Lazy evaluation requires a little more thinking to see why Hughes classes it as a modularization mechanism: lazy evaluation makes it practical to modularize a program as a generator that constructs a large number of possible answers, and a selector that chooses the appropriate one. Without lazy evaluation this would not always be practical (or even possible, in the case of infinite generators).
We have described lazy evaluation in the context of functional languages, but surely so useful a feature should be added to non-functional languages – or should it? Can lazy evaluation and side-effects coexist? Unfortunately they cannot: adding lazy evaluation to an imperative notation is not actually impossible, but the combination would make the programmer’s life harder rather than easier.
Something to think about for those languages that like to blend functional and non-functional constructs…

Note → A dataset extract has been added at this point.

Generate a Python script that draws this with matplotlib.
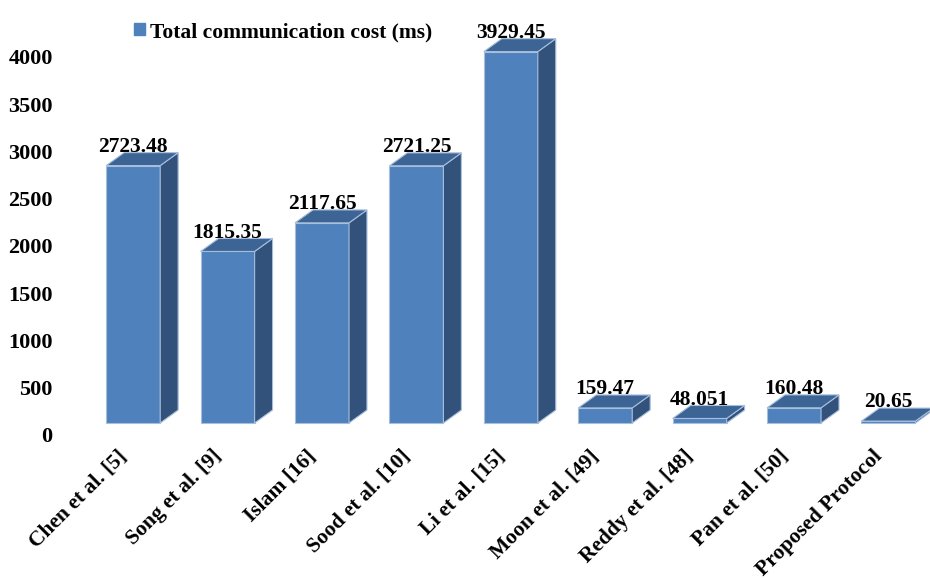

Why exactly does it make the programmer’s life harder though?
Because lazy evaluation’s power depends on the programmer giving up any direct control over the order in which the parts of a program are executed, it would make programming with side effects rather difficult, because predicting in what order – or even whether – they might take place would require knowing a lot about the context in which they are embedded. Such global interdependence would defeat the very modularity that – in functional languages – lazy evaluation is designed to enhance.
There follows in the paper a series of examples demonstrating the power of lazy evaluation and higher-order functions: Newton-Raphson square roots; numerical differentiation and integration; and an alpha-beta heuristic for evaluating game trees. In all cases it’s impressive how quickly very powerful and expressive levels of abstraction are reached, and they are well worth studying.